Transcribe the lines below verbatim, skipping the images.

■ ■ ■ ■ ■ ■ ■

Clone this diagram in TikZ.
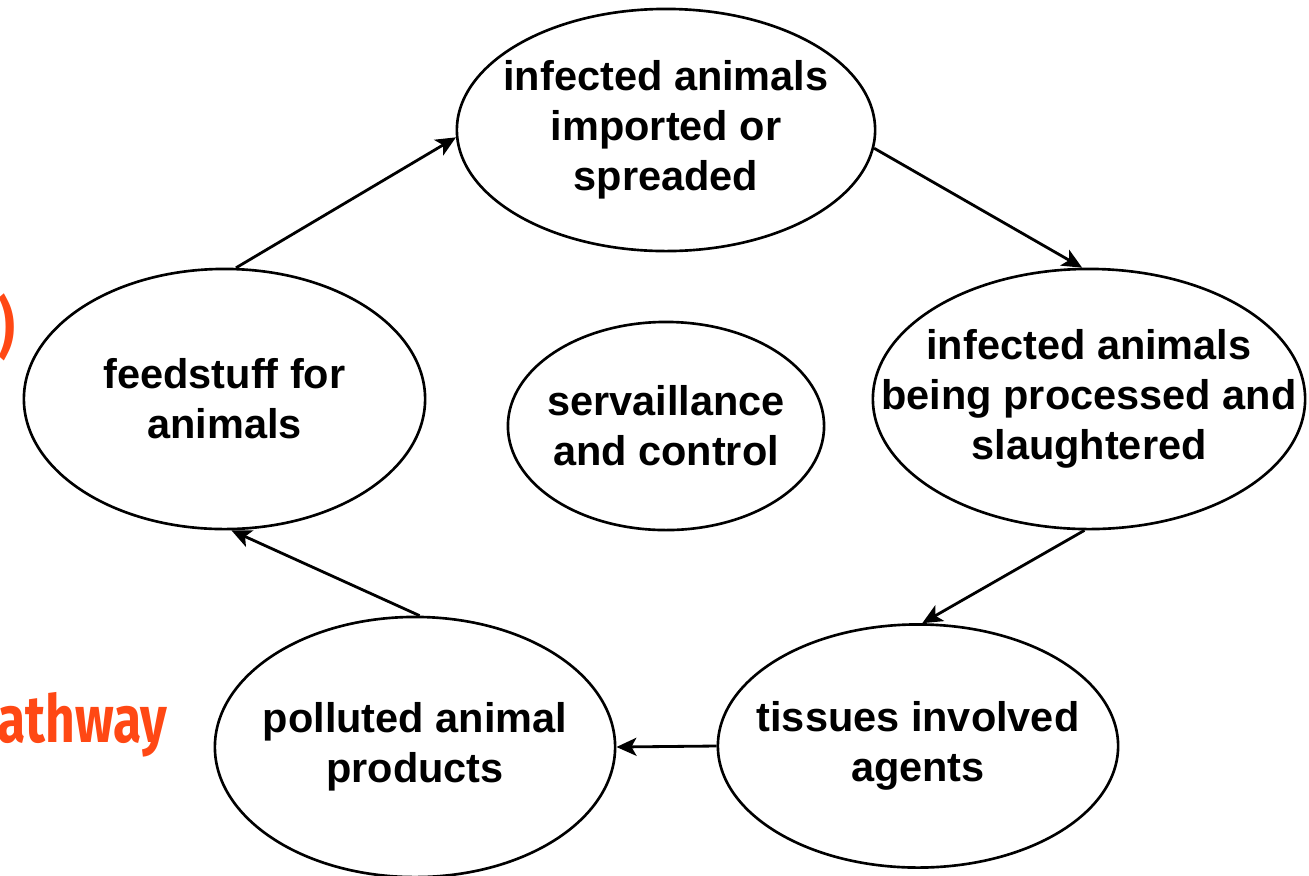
\documentclass[tikz,border=0pt]{standalone}
\usepackage{fontspec}
\setmainfont{Liberation Sans}
\newfontfamily\notefont[FakeStretch=0.78]{Fira Sans}
\usepackage{xcolor}
\usepackage{tikz}
\usetikzlibrary{
  arrows.meta,
  shapes.geometric
}
\definecolor{pathorange}{RGB}{255,72,20}
\definecolor{cycleblack}{RGB}{0,0,0}
\tikzset{
  stagebox/.style={
    ellipse,
    draw=cycleblack,
    line width=0.75pt,
    align=center,
    inner sep=-3cm,
    font=\fontsize{11.8pt}{14.2pt}\selectfont\bfseries
  },
  cyclearrow/.style={-{Stealth[length=2mm,width=1.8mm,inset=0.5mm]},line width=0.8pt,draw=cycleblack},
  notetext/.style={text=pathorange,inner sep=0pt,font=\notefont\fontsize{18.8pt}{20pt}\selectfont\bfseries},
}

\begin{document}
\begin{tikzpicture}[x=0.01cm,y=-0.01cm]
  \useasboundingbox (0,0) rectangle (1309,875);
  \node[stagebox,minimum width=4.18cm,minimum height=2.42cm] (imported) at (666,130) {
    infected animals\\imported or\\spreaded
  };
  \node[stagebox,minimum width=4.32cm,minimum height=2.60cm] (processed) at (1089,399) {
    infected animals\\being processed and\\slaughtered
  };
  \node[stagebox,minimum width=4.00cm,minimum height=2.43cm] (tissues) at (918,746) {
    tissues involved\\agents
  };
  \node[stagebox,minimum width=4.00cm,minimum height=2.60cm] (products) at (415,747) {
    polluted animal\\products
  };
  \node[stagebox,minimum width=4.01cm,minimum height=2.60cm] (feedstuff) at (224.5,399) {
    feedstuff for\\animals
  };
  \node[stagebox,minimum width=3.16cm,minimum height=2.08cm] (control) at (666,426) {
    servaillance\\and control
  };
  \node[notetext,anchor=base east] (noteparen) at (16,350) {)};
  \node[notetext,anchor=base east] (notepath) at (168,742) {athway};
  \draw[cyclearrow] (feedstuff.85) -- (imported.182);
  \draw[cyclearrow] (imported.-5) -- (processed.93);
  \draw[cyclearrow] (processed.-92) -- (tissues.88);
  \draw[cyclearrow] (tissues.west) -- (products.east);
  \draw[cyclearrow] (products.88) -- (feedstuff.-87);
\end{tikzpicture}
\end{document}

■ ■ ■ ■ ■ ■ ■

**Worked solution**
Clone this diagram in TikZ.
\documentclass[tikz,border=0pt]{standalone}
\usepackage{fontspec}
\setmainfont{Liberation Sans}
\newfontfamily\notefont[FakeStretch=0.78]{Fira Sans}
\usepackage{xcolor}
\usepackage{tikz}
\usetikzlibrary{
  arrows.meta,
  shapes.geometric
}
\definecolor{pathorange}{RGB}{255,72,20}
\definecolor{cycleblack}{RGB}{0,0,0}
\tikzset{
  stagebox/.style={
    ellipse,
    draw=cycleblack,
    line width=0.75pt,
    align=center,
    inner sep=-3cm,
    font=\fontsize{11.8pt}{14.2pt}\selectfont\bfseries
  },
  cyclearrow/.style={-{Stealth[length=2mm,width=1.8mm,inset=0.5mm]},line width=0.8pt,draw=cycleblack},
  notetext/.style={text=pathorange,inner sep=0pt,font=\notefont\fontsize{18.8pt}{20pt}\selectfont\bfseries},
}

\begin{document}
\begin{tikzpicture}[x=0.01cm,y=-0.01cm]
  \useasboundingbox (0,0) rectangle (1309,875);
  \node[stagebox,minimum width=4.18cm,minimum height=2.42cm] (imported) at (666,130) {
    infected animals\\imported or\\spreaded
  };
  \node[stagebox,minimum width=4.32cm,minimum height=2.60cm] (processed) at (1089,399) {
    infected animals\\being processed and\\slaughtered
  };
  \node[stagebox,minimum width=4.00cm,minimum height=2.43cm] (tissues) at (918,746) {
    tissues involved\\agents
  };
  \node[stagebox,minimum width=4.00cm,minimum height=2.60cm] (products) at (415,747) {
    polluted animal\\products
  };
  \node[stagebox,minimum width=4.01cm,minimum height=2.60cm] (feedstuff) at (224.5,399) {
    feedstuff for\\animals
  };
  \node[stagebox,minimum width=3.16cm,minimum height=2.08cm] (control) at (666,426) {
    servaillance\\and control
  };
  \node[notetext,anchor=base east] (noteparen) at (16,350) {)};
  \node[notetext,anchor=base east] (notepath) at (168,742) {athway};
  \draw[cyclearrow] (feedstuff.85) -- (imported.182);
  \draw[cyclearrow] (imported.-5) -- (processed.93);
  \draw[cyclearrow] (processed.-92) -- (tissues.88);
  \draw[cyclearrow] (tissues.west) -- (products.east);
  \draw[cyclearrow] (products.88) -- (feedstuff.-87);
\end{tikzpicture}
\end{document}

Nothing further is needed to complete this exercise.